The story of the George is also the story of some bizarre characters who once drunk there.  There's Sir John Mennis, Comptroller of Charles II's Royal Navy and inventory of a literary genre I've chosen to call Stuart-Era Fart Poetry.  There's John Taylor, the Water Poet, who once rowed from London to the Isle of Sheppey in a boat made from paper with oars of salt cod tied to sticks.  There's Shakespeare, Dickens, Chaucer, Dick Turpin, the Sugababes, Samuel Pepys, Philip 'the most miserable man in the world' Stubbes, Samuel Johnson, a monkey riding a horse, and possibly the greatest pub landlady who ever lived.

But the main character is the pub itself - just a pub, and so much more, like all pubs are.  When you see what it's been through, the survival of the George makes a mockery of anyone who says pubs are dying out.

That's the gist of what I told my publisher's sales force when I had to present the book to them a couple of weeks ago.  It wasn't easy - I had to follow a debut novelist whose book is already tipped for great things and is in discussions about movie rights - and Rastamouse.

Wha' g'wan?

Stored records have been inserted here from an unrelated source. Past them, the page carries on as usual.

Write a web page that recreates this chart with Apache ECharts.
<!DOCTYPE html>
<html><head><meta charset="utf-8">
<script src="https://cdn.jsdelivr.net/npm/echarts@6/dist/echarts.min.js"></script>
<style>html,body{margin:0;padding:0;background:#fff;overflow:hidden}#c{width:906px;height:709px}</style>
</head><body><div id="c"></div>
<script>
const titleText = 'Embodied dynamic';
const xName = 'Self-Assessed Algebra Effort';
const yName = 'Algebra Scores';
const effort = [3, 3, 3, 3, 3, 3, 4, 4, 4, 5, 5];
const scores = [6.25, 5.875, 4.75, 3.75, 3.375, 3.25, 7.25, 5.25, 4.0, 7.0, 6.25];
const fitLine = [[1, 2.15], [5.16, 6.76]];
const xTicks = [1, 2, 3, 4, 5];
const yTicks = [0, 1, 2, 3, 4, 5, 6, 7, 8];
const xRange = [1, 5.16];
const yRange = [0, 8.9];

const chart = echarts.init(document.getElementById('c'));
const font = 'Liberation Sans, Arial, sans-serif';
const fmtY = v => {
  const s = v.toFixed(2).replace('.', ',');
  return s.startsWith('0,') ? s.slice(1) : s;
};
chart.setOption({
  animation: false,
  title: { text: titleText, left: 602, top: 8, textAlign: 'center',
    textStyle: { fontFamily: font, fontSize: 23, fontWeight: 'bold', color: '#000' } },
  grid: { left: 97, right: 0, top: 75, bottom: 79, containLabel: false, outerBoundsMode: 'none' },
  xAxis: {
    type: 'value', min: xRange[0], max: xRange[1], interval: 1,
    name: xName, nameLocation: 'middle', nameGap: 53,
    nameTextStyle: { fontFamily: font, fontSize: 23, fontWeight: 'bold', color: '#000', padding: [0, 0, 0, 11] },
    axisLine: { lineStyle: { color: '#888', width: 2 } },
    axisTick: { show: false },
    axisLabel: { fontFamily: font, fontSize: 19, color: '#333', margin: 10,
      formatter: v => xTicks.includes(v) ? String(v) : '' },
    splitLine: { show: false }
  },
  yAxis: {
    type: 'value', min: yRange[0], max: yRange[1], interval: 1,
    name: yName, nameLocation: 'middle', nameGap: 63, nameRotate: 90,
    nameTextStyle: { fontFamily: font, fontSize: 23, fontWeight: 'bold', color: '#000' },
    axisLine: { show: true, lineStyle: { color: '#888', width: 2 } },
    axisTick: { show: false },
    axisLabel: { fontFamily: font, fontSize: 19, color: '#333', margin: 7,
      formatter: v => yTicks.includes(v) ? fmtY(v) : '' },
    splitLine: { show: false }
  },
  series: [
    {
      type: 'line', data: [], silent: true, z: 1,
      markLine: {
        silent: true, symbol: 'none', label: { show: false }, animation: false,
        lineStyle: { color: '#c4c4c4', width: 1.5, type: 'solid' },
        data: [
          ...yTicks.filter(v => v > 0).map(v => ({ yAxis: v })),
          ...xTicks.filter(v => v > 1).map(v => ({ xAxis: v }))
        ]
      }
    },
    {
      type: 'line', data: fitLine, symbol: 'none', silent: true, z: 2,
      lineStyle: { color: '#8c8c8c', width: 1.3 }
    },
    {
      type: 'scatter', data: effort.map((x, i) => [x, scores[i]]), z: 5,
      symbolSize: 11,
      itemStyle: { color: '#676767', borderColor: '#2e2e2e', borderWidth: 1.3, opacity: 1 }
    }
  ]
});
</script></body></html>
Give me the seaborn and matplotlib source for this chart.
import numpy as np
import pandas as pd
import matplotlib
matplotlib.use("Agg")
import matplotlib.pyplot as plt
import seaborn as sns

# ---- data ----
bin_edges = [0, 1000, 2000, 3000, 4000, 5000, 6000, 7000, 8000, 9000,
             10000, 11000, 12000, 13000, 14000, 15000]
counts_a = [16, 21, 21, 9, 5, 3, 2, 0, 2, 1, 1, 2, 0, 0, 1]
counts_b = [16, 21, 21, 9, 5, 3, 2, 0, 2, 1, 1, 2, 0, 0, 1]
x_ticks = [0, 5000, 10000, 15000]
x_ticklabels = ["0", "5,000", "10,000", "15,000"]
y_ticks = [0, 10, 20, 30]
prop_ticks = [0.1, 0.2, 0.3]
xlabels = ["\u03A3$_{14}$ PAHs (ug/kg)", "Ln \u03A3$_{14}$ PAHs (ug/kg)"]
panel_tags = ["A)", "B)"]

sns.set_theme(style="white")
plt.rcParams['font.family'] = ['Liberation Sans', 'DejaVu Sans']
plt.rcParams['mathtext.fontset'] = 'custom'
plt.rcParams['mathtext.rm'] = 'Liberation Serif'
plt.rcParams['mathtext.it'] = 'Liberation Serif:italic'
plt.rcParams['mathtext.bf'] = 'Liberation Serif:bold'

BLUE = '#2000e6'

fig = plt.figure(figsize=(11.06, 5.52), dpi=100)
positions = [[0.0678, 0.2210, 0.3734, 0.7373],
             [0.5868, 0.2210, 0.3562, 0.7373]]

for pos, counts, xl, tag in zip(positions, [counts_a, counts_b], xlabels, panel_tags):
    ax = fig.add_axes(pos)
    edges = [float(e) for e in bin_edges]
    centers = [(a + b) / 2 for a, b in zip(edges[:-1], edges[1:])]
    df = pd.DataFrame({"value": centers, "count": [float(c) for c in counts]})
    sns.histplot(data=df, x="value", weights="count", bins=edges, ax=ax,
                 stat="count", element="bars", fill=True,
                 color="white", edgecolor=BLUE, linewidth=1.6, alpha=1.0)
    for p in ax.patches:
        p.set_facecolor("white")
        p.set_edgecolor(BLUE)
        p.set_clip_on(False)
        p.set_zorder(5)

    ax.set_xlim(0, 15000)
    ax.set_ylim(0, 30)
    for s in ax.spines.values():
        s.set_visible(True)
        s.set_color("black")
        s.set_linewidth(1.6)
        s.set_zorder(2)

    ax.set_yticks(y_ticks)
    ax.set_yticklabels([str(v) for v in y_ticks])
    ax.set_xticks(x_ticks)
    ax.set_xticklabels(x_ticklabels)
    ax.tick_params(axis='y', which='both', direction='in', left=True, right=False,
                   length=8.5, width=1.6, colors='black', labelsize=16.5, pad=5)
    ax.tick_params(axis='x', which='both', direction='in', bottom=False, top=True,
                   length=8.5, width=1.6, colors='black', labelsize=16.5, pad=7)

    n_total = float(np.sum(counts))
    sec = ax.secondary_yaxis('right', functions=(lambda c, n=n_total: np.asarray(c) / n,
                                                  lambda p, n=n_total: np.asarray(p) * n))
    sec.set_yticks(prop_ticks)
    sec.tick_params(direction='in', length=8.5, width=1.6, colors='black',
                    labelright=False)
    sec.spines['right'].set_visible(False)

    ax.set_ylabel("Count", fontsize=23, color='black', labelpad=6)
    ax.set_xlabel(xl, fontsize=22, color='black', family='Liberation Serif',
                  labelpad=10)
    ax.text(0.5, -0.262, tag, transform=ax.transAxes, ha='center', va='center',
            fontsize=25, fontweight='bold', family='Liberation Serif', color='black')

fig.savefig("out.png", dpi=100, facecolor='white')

I share a publisher with this mouse.
The creators of Rastamouse had them a-rockin' and a-rhymin', grown men and women squealing with delight.  "Follow that," said my publisher.  I tried.  It seemed to go down well.

So well, in fact, that they moved the publication date.  Shakespeare's Local will now be published on 8th November, right in the middle of the peak Christmas book buying period, competing with comedians' memoirs, 'Katie' 'Price' 'novels' and glossy cookbooks.  The cover design hasn't been finalised yet, but even from early designs it's going to look like a very nice present to buy someone.

So now, finally, I'm back to blogging.  I've got loads to write about as I reacquaint myself with the beer world and start leaving the house again.

I hope you all played nice while I was gone.  It's good to be back.